Sore Muscles And Bio Bubbles: What’s The Future Of Sports?


With a complete lockdown, it’s no news that outdoor sports and large scale sporting events took a backseat too. 

“The lockdown had been the hardest time for sports. Athletes, coaches, players and the staff were more than just affected,” says Alok Singh, head coach at LDA Cricket Stadium, Lucknow. The consequences of the pandemic are more than just the financial, mainly the athletes found it extremely challenging to maintain their workout routines. Failing this, several athletes have complained about sore muscles and a tense body. “I experienced severe muscle cramps and regular soreness as I wasn’t able to practice football during the lockdown period,” says Priyank Tiwari, an Uttar Pradesh state-level football player. Unable to  “We all used to do basic exercises to keep our bodies fit, however, we couldn’t follow the advanced ones”, mentions Singh. 

With the stadiums and grounds reopening after taking sanitisation measures, the sports sector has finally got some relief. One major protocol being followed is ‘bio-secure bubbles’ i.e. completely isolating the staff and the players from the outside world, with regular monitoring of their health. Singh remarks that this is perhaps not the best idea, “Biosecure bubbles affect the mental health of the players and in turn affect their performances.” With strict isolation and heavy regulations imposed, the mental health of the players deteriorates. But, as normal precautions like masks and social distancing cannot be followed such bubbles are the only means to keep a check. 

Another key aspect is the absence of a live audience which slackens the morale of the players. “It feels disheartening to see empty stands with no one cheering for us or celebrating when we score”, exclaims Tiwari. Online platforms may be a boon, but only for the viewers. 

The aftermath of the pandemic for the sports industry still shows marring of its functioning. Especially, the sports at the local, regional and state level are failing to keep themselves afloat. 

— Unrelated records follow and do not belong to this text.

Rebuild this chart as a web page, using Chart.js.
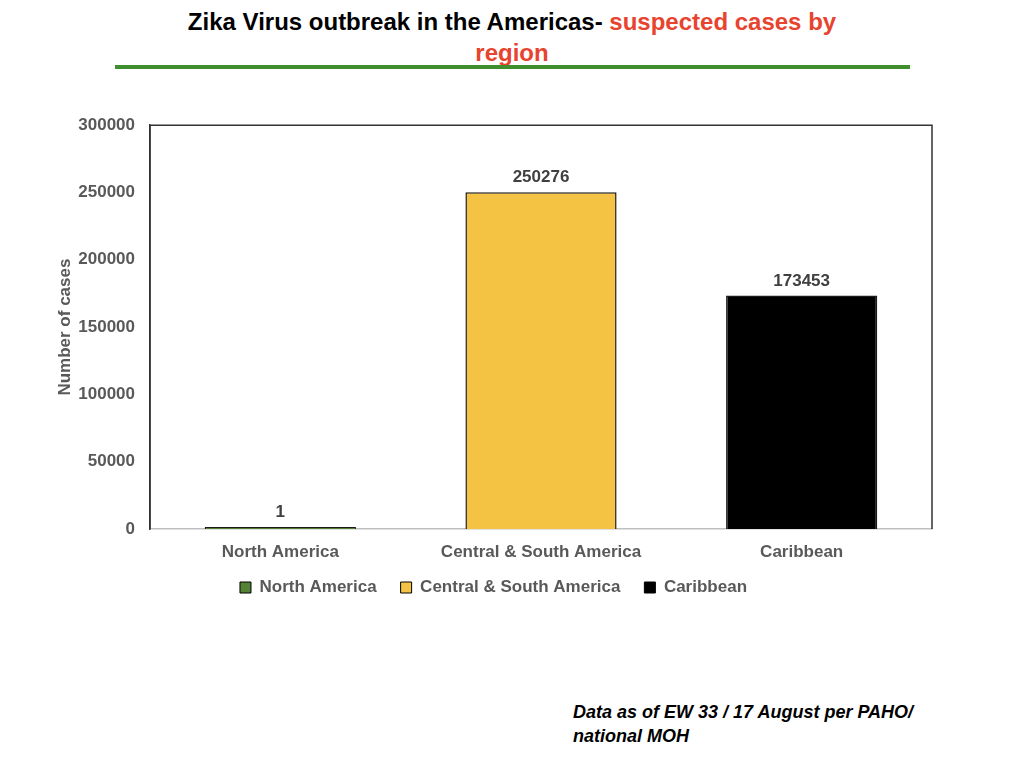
<!DOCTYPE html>
<html>
<head>
<meta charset="utf-8">
<script src="https://cdn.jsdelivr.net/npm/chart.js@4/dist/chart.umd.min.js"></script>
<style>
  body { margin: 0; background: #fff; width: 1024px; height: 768px; overflow: hidden; position: relative; font-family: "Liberation Sans", Arial, sans-serif; }
  .title { position: absolute; top: 6px; left: 0; width: 1024px; text-align: center; font-family: "Liberation Sans Narrow", "Liberation Sans", sans-serif; font-weight: bold; font-size: 24px; line-height: 31px; color: #000; }
  .title .red { color: #e8432e; }
  .rule { position: absolute; top: 65px; left: 115px; width: 795px; height: 4px; background: #3f8f2f; }
  .chart-box { position: absolute; top: 100px; left: 0; width: 1024px; height: 520px; }
  .note { position: absolute; top: 700px; left: 573px; font-weight: bold; font-style: italic; font-size: 18px; line-height: 24px; color: #000; }
</style>
</head>
<body>
<div class="title">Zika Virus outbreak in the Americas- <span class="red">suspected cases by<br>region</span></div>
<div class="rule"></div>
<div class="chart-box"><canvas id="myChart" width="1024" height="520"></canvas></div>
<div class="note">Data as of EW 33 / 17 August per PAHO/<br>national MOH</div>
<script>
const regions = ["North America", "Central & South America", "Caribbean"];
const cases = [1, 250276, 173453];
const barColors = ["#548235", "#f4c343", "#000000"];
const yTicks = [0, 50000, 100000, 150000, 200000, 250000, 300000];

const tickFont = { family: "'Liberation Sans', Arial, sans-serif", size: 17, weight: "bold" };
const grayText = "#595959";

// frame round the plot area (top, left, right)
const framePlugin = {
  id: "frame",
  // let the x labels hang below the (short) x scale box without being clipped
  afterLayout: (chart) => {
    chart.scales.x.bottom = chart.height;
  },
  afterDraw: (chart) => {
    const a = chart.chartArea;
    const ctx = chart.ctx;
    ctx.save();
    ctx.strokeStyle = "#333333";
    ctx.lineWidth = 1.5;
    ctx.beginPath();
    ctx.moveTo(a.left, a.bottom);
    ctx.lineTo(a.left, a.top);
    ctx.lineTo(a.right, a.top);
    ctx.lineTo(a.right, a.bottom);
    ctx.stroke();
    ctx.restore();
  },
};

// value labels above the bars
const valueLabels = {
  id: "valueLabels",
  afterDatasetsDraw: (chart) => {
    const ctx = chart.ctx;
    const meta = chart.getDatasetMeta(0);
    ctx.save();
    ctx.font = "bold 17px 'Liberation Sans', Arial, sans-serif";
    ctx.fillStyle = "#404040";
    ctx.textAlign = "center";
    ctx.textBaseline = "bottom";
    meta.data.forEach((bar, i) => {
      ctx.fillText(String(cases[i]), bar.x, bar.y - 6);
    });
    ctx.restore();
  },
};

const ctx = document.getElementById("myChart").getContext("2d");
const myChart = new Chart(ctx, {
  type: "bar",
  data: {
    labels: regions,
    datasets: [
      {
        data: cases,
        backgroundColor: barColors,
        borderColor: "#1a1a1a",
        borderWidth: 1.5,
        minBarLength: 2,
        categoryPercentage: 0.58,
        barPercentage: 1,
      },
    ],
  },
  options: {
    responsive: false,
    animation: false,
    devicePixelRatio: 1,
    layout: { padding: { left: 55, right: 92, top: 25, bottom: 14 } },
    plugins: {
      tooltip: { enabled: false },
      legend: {
        position: "bottom",
        onClick: null,
        labels: {
          color: grayText,
          font: tickFont,
          boxWidth: 11,
          boxHeight: 11,
          padding: 24,
          generateLabels: () =>
            regions.map((r, i) => ({
              text: r,
              fillStyle: barColors[i],
              strokeStyle: "#000000",
              lineWidth: 1,
              fontColor: grayText,
              index: i,
            })),
        },
      },
    },
    scales: {
      x: {
        grid: { display: false, drawTicks: false },
        border: { color: "#bfbfbf", width: 1.5 },
        ticks: { color: grayText, font: tickFont, padding: 13, maxRotation: 0 },
        afterFit: (scale) => { scale.height = 26; },
      },
      y: {
        min: 0,
        max: 300000,
        grid: { display: false, drawTicks: false },
        border: { color: "#333333", width: 1.5 },
        afterBuildTicks: (scale) => { scale.ticks = yTicks.map((v) => ({ value: v })); },
        ticks: { color: grayText, font: tickFont, padding: 15, callback: (v) => String(v) },
        title: { display: true, text: "Number of cases", color: grayText, font: tickFont, padding: 0 },
        afterFit: (scale) => { scale.width = 95; },
      },
    },
  },
  plugins: [framePlugin, valueLabels],
});
</script>
</body>
</html>
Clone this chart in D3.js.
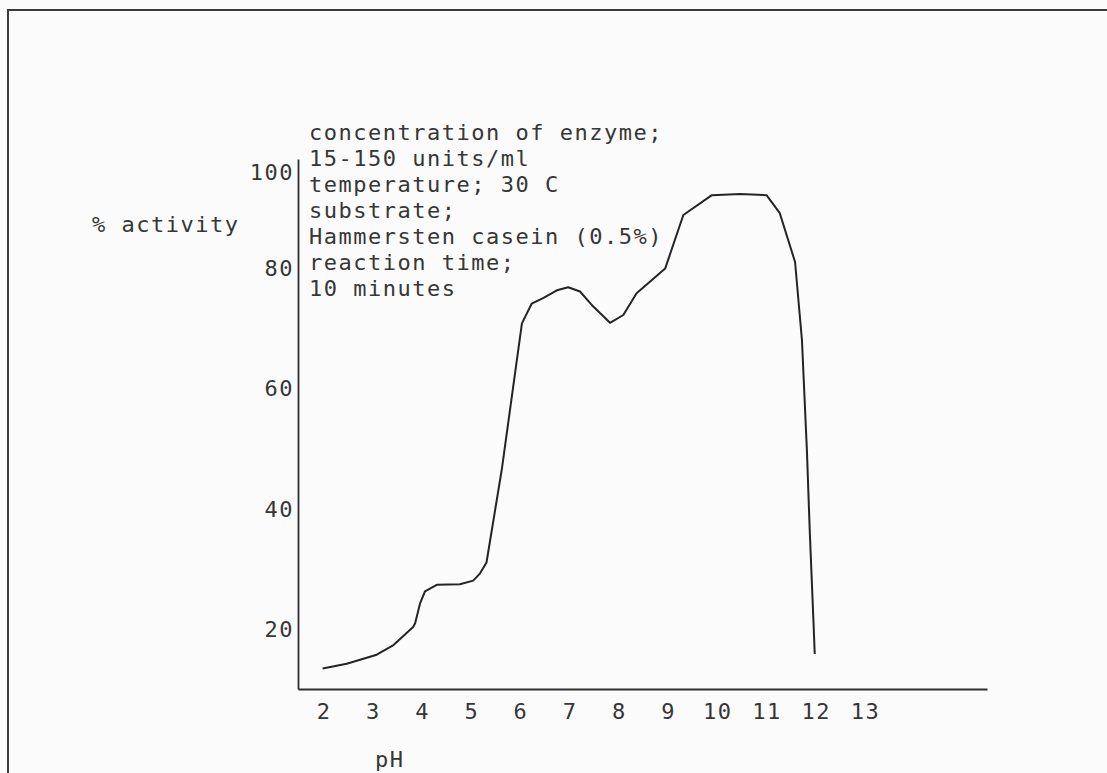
<!DOCTYPE html>
<html>
<head>
<meta charset="utf-8">
<script src="https://cdn.jsdelivr.net/npm/d3@7"></script>
<style>
  html, body { margin: 0; padding: 0; background: #fbfbfb; }
  svg { display: block; }
  text { font-family: "DejaVu Sans Mono", "Liberation Mono", monospace; font-size: 22px; fill: #363636; letter-spacing: 1.5px; }
</style>
</head>
<body>
<svg id="chart" width="1107" height="773"></svg>
<script>
// pH activity profile of the protease
const phValues = [2.0, 2.49, 3.10, 3.44, 3.84, 3.88, 3.98, 4.08, 4.32, 4.79, 5.06, 5.20, 5.33, 5.64,
                  6.05, 6.25, 6.48, 6.76, 6.99, 7.23, 7.50, 7.84, 8.11, 8.38, 8.65, 8.96, 9.33,
                  9.91, 10.48, 11.02, 11.29, 11.60, 11.74, 11.84, 11.90, 11.97, 12.0];
const activity = [13.4, 14.2, 15.7, 17.3, 20.3, 20.9, 24.2, 26.2, 27.3, 27.4, 28.0, 29.2, 31.0, 46.4,
                  70.7, 74.0, 74.9, 76.2, 76.7, 76.0, 73.5, 70.8, 72.1, 75.7, 77.6, 79.8, 88.7,
                  92.0, 92.2, 92.0, 89.0, 80.9, 67.9, 49.7, 35.9, 22.0, 15.8];

const xTicks = [2, 3, 4, 5, 6, 7, 8, 9, 10, 11, 12, 13];
const yTicks = [20, 40, 60, 80, 100];
const xDomain = [1.5, 15.5];
const yDomain = [10, 98];

const notes = [
  "concentration of enzyme;",
  "15-150 units/ml",
  "temperature; 30 C",
  "substrate;",
  "Hammersten casein (0.5%)",
  "reaction time;",
  "10 minutes"
];
const yTitle = "% activity";
const xTitle = "pH";

const svg = d3.select("#chart");
const ink = "#2e2e2e";

// page frame
svg.append("rect")
  .attr("x", 8).attr("y", 10).attr("width", 1120).attr("height", 800)
  .attr("fill", "none").attr("stroke", "#3c3c3c").attr("stroke-width", 2);

const x = d3.scaleLinear().domain(xDomain).range([298, 987]);
const y = d3.scaleLinear().domain(yDomain).range([689, 159]);

// x axis: baseline with numbers underneath, no tick marks
const gx = svg.append("g")
  .attr("transform", `translate(0,${y(yDomain[0])})`)
  .call(d3.axisBottom(x).tickValues(xTicks).tickSize(0).tickSizeOuter(0).tickPadding(10)
        .tickFormat(d3.format("d")));
gx.select(".domain").attr("stroke", ink).attr("stroke-width", 1.8);
gx.selectAll(".tick text")
  .attr("font-family", null).attr("font-size", null)
  .attr("dy", "0.92em").attr("dx", "1px");

// y axis: vertical line with numbers on its left
const gy = svg.append("g")
  .attr("transform", `translate(${x(xDomain[0])},0)`)
  .call(d3.axisLeft(y).tickValues(yTicks.filter(v => v <= yDomain[1])).tickSize(0).tickSizeOuter(0)
        .tickPadding(4).tickFormat(d3.format("d")));
gy.select(".domain").attr("stroke", ink).attr("stroke-width", 1.8);
gy.selectAll(".tick text").attr("font-family", null).attr("font-size", null).attr("dy", "0.36em");

// the top label sits just under the end of the axis
const topLabel = yTicks.filter(v => v > yDomain[1]);
gy.selectAll(".top-label").data(topLabel).join("text")
  .attr("class", "top-label")
  .attr("x", -4).attr("y", y(yDomain[1]) + 13)
  .attr("dy", "0.36em")
  .attr("text-anchor", "end")
  .text(d => d);

// activity curve
const line = d3.line().x((d, i) => x(phValues[i])).y(d => y(d));
svg.append("path")
  .datum(activity)
  .attr("d", line)
  .attr("fill", "none")
  .attr("stroke", "#242424")
  .attr("stroke-width", 2)
  .attr("stroke-linejoin", "round");

// assay conditions
svg.append("g").selectAll("text").data(notes).join("text")
  .attr("x", 309)
  .attr("y", (d, i) => 140 + i * 26)
  .text(d => d);

// axis titles
svg.append("text").attr("x", 92).attr("y", 232).text(yTitle);
svg.append("text").attr("x", 375).attr("y", 767).text(xTitle);
</script>
</body>
</html>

“Certain major changes like modulating the types and techniques of exercises for the players have to be incorporated so that in case of next lockdown, they don’t suffer.”, concludes Mr Singh. Certainly, sports is something we all love, but organizing it or preparing for it on any level becomes extremely challenging. A few reforms can eliminate certain challenges, but not completely put the sector out of risk during such times of pandemic.